Whether petitioner was acting within the scope of his employment and in the discharge of his duties at the time of the incident is not determinative. While petitioner arguably may have been excused from using physical force to stop McMichael from blocking the stairwell after McMichael allegedly refused to comply, even assuming, as petitioner alleges, that he shoved McMichael when McMichael "made another move towards" him (Petition, ¶16), the record also indicates that he shoved McMichael into the cafeteria door in order to "create space," and/or when McMichael was headed toward the cafeteria (see Cargill v Sobol, 165 AD2d 131, 565 NYS2d 902 [3d Dept 1991] (finding Commissioner's determination rational, where petitioner's "initial response seems justified and within the bounds of the board policy [relating to corporal punishment], it is his further action of pushing the student against the chalkboard that was both unnecessary and unjustified in light of the circumstances"; the Commissioner based his finding of guilt not on petitioner's action in grabbing the student, but on the additional aggressive act of "pushing" the student against the chalkboard)). Contrary to petitioner's contention, a finding of that his conduct violated the rules and regulations precludes him from representation by respondents. Therefore, since a factual basis exists to support the conclusion that petitioner violated a rule or regulation, the Corporation Counsel's determination was not arbitrary or capricious, or an abuse of discretion.

Nor can it be said that respondents' determination is arbitrary or capricious for failure to state the basis for the denial. The April 2010 letter refers to a review of the facts and circumstances of the matter, and petitioner was given a copy of AP Rainy's letter explaining the findings and conclusions he reached in his investigation, of which petitioner was also aware.

As to indemnification of legal fees incurred by petitioner, Edu. Law § 2560 provides for defense and indemnification, subject to the conditions and limitations of GML § 50-k. Since under GML § 50-k, qualified employees are entitled only to a defense by respondents, petitioner's application for indemnification of any legal fees expended for private counsel is unwarranted. Thus, even if petitioner's request is premature (see Mercurio v City of New York,

758 F 2d 862 [2d Cir 1985]), GML § does not provide for indemnification and/or reimbursement of petitioner's attorneys' fees, if any.

Nor is indemnification warranted pursuant to Edu. Law § 3023, which provides:

Notwithstanding any inconsistent provision of law, general, special or local, or the limitation contained in the provisions of any city charter, it shall be the duty of each board of education . . . in any school district having a population of less than one million . . . to save harmless and protect all teachers . . . from financial loss arising out of any claim, demand, suit or judgment by reason of alleged negligence or other act resulting in accidental bodily injury to any person, . . . provided such teacher . . . at the time of the accident or injury was acting in the discharge of his duties within the scope of his employment . . . .

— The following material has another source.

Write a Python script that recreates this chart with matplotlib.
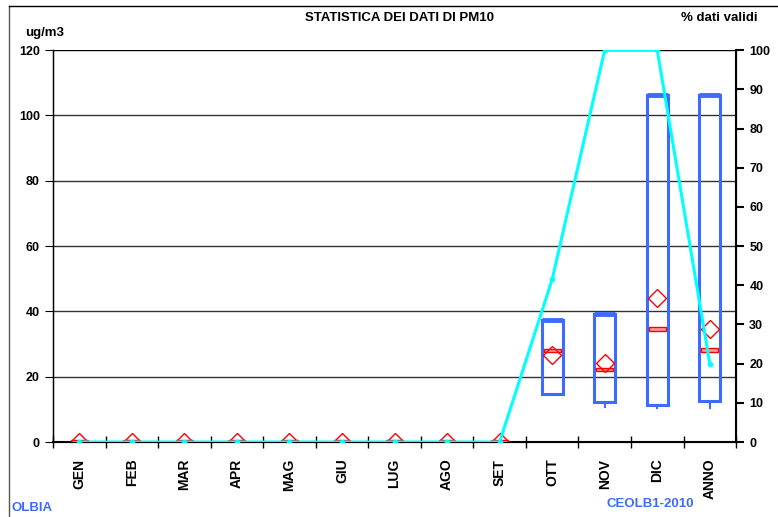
import numpy as np
import matplotlib.pyplot as plt
from matplotlib.patches import Rectangle
from matplotlib.lines import Line2D

plt.rcParams['font.family'] = ['Liberation Sans', 'DejaVu Sans']
plt.rcParams['font.weight'] = 'bold'

# Data
months = ['GEN', 'FEB', 'MAR', 'APR', 'MAG', 'GIU', 'LUG', 'AGO', 'SET',
          'OTT', 'NOV', 'DIC', 'ANNO']
box_low = [0, 0, 0, 0, 0, 0, 0, 0, 0, 14.6, 12.3, 11.2, 12.6]
box_high = [0, 0, 0, 0, 0, 0, 0, 0, 0, 37.3, 39.2, 106.2, 106.2]
minimum = [0, 0, 0, 0, 0, 0, 0, 0, 0, 14.6, 10.7, 10.4, 10.4]
median = [0, 0, 0, 0, 0, 0, 0, 0, 0, 28.1, 22.2, 34.6, 28.2]
mean = [0, 0, 0, 0, 0, 0, 0, 0, 0, 26.6, 24.3, 44.0, 34.5]
valid = [0, 0, 0, 0, 0, 0, 0, 0, 0, 41.5, 100, 100, 20]

blue = '#3d6bff'
x = np.arange(len(months))

fig = plt.figure(figsize=(7.78, 5.17), dpi=100)
ax = fig.add_axes([0.0681, 0.145, 0.878, 0.758])

# grid lines
for g in range(20, 121, 20):
    ax.axhline(g, color='#333333' if g < 120 else 'black', lw=1, zorder=0)

# boxes
bw = 0.4
for i in x:
    if box_high[i] > box_low[i]:
        ax.add_patch(Rectangle((i - bw / 2, box_low[i]), bw, box_high[i] - box_low[i],
                               fill=False, ec=blue, lw=2.2, zorder=2))
        ax.plot([i - bw / 2, i + bw / 2], [box_high[i], box_high[i]], color=blue,
                lw=3.5, solid_capstyle='butt', zorder=2)
        if minimum[i] < box_low[i]:
            ax.plot([i, i], [minimum[i], box_low[i]], color=blue, lw=1.5, zorder=2)
    # median
    ax.add_patch(Rectangle((i - 0.16, median[i] - 0.5), 0.32, 1.0,
                           fc='#ff9c9c', ec='red', lw=1, zorder=3))
ax.plot(x, mean, 'D', ms=9, mfc='none', mec='red', mew=1, ls='none', zorder=4)

ax.set_xlim(-0.5, len(months) - 0.5)
ax.set_ylim(0, 120)
ax.set_yticks(range(0, 121, 20))
ax.set_xticks(x)
ax.set_xticklabels(months, rotation=90, fontsize=10, fontweight='bold')
ax.set_xticks(np.arange(-0.5, len(months), 1), minor=True)
ax.tick_params(axis='x', which='major', length=0, pad=12)
ax.tick_params(axis='x', which='minor', length=8, direction='inout', width=1)
ax.tick_params(axis='y', labelsize=9, length=6, direction='out')
for lab in ax.get_yticklabels():
    lab.set_fontweight('bold')
ax.spines['top'].set_visible(False)
ax.spines['left'].set_linewidth(1)
ax.spines['bottom'].set_linewidth(1.5)

ax2 = ax.twinx()
ax2.plot(x, valid, color='#00ffff', lw=2.2, marker='o', ms=3, zorder=5)
ax2.set_ylim(0, 100)
ax2.set_yticks(range(0, 101, 10))
ax2.tick_params(axis='y', labelsize=9, length=6, direction='out', width=1.5)
for lab in ax2.get_yticklabels():
    lab.set_fontweight('bold')
ax2.spines['top'].set_visible(False)
ax2.spines['right'].set_linewidth(1.5)

fig.text(0.514, 0.965, 'STATISTICA DEI DATI DI PM10', ha='center', va='center', fontsize=9.5, fontweight='bold')
fig.text(0.058, 0.936, 'ug/m3', ha='center', va='center', fontsize=9.5, fontweight='bold')
fig.text(0.925, 0.965, '% dati validi', ha='center', va='center', fontsize=9.5, fontweight='bold')
fig.text(0.015, 0.017, 'OLBIA', ha='left', va='center', fontsize=9.5, fontweight='bold', color=blue)
fig.text(0.836, 0.025, 'CEOLB1-2010', ha='center', va='center', fontsize=9.5, fontweight='bold', color=blue)

# outer frame (left and top edges)
fig.add_artist(Line2D([0.011, 0.011], [0.0, 0.988], color='#555555', lw=1))
fig.add_artist(Line2D([0.011, 1.0], [0.988, 0.988], color='black', lw=1))

fig.savefig('out.png', dpi=100)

First, petitioner raises arguments under this section for the first time in reply. Second, respondents' determination was not made pursuant to this section. Third, it appears that this section does not apply to the respondents herein, as the DOE does not qualify as a school district having a population of less than one million.

Consequently, petitioner's request for leave to file a plenary action for indemnification [*11]upon the entry of judgment or settlement in the underlying action, pursuant to Edu. Law § 3023 and GML § 50-k lacks merit, for the reasons stated above.

Conclusion

Based on the foregoing, it is hereby

ORDERED and ADJUDGED that petitioner's request for a judgment (1) declaring that respondents' denial of legal representation and indemnification of expenses he incurred in defense of a civil proceeding was arbitrary, capricious and contrary to law and an abuse of discretion; (2) directing that respondents provide him with legal representation in the civil proceeding pursuant to Education Law §§ 2560 and 3028 and General Municipal Law § 50-k; and (3) directing that respondents reimburse him attorney's fees and defense costs pursuant to Edu. Law §§ 2560, 3023, and 3028 and GML § 50-k, is denied, and the petitioner is dismissed; and it is further

ORDERED that respondents serve a copy of this order with notice of entry upon all petitioner within 20 days of entry.

This constitutes the decision and order of the Court.
Dated: December 10, 2010_________________________________

Hon. Carol Robinson Edmead, J.S.C.

Footnotes

Footnote 1: Petitioner sets forth no substantive arguments explaining how Edu. Law §§ 2560 and 3023 were violated, and only addresses Edu. Law § 3028 and GML § 50-k in his memorandum of law.

Footnote 2: The incident was reported to the Office of Special Investigations, and forwarded to the Principal for investigation.

Footnote 3: Petitioner submits Morel v City of New York, et al., (116668/2009) (Solomon, J.), and Matter of Deborah Sagal-Cotler (Index No. 104406/2010) (Huff, J).

Footnote 4: GML § 50-k(1)(b) defines "City" as "the city of New York."

Footnote 5: As to indemnification, GML § 50-k(3) provides, in pertinent part:
The city shall indemnify and save harmless its employees in the amount of any judgment obtained against such employees . . ., or in the amount of any settlement of a claim . . . provided that the act or omission from which such judgment or settlement arose occurred while the employee was acting within the scope of his public employment and in the discharge of his duties and was not in violation of any rule or regulation of his agency at the time the alleged damages were substantiated; . . . . (Emphasis added).

Footnote 6: Petitioner's application for legal representation includes a section completed by Principal Tamika Matheson, in which she notes that petitioner violated "CRA-420" and was given a disciplinary letter in connection with the incident.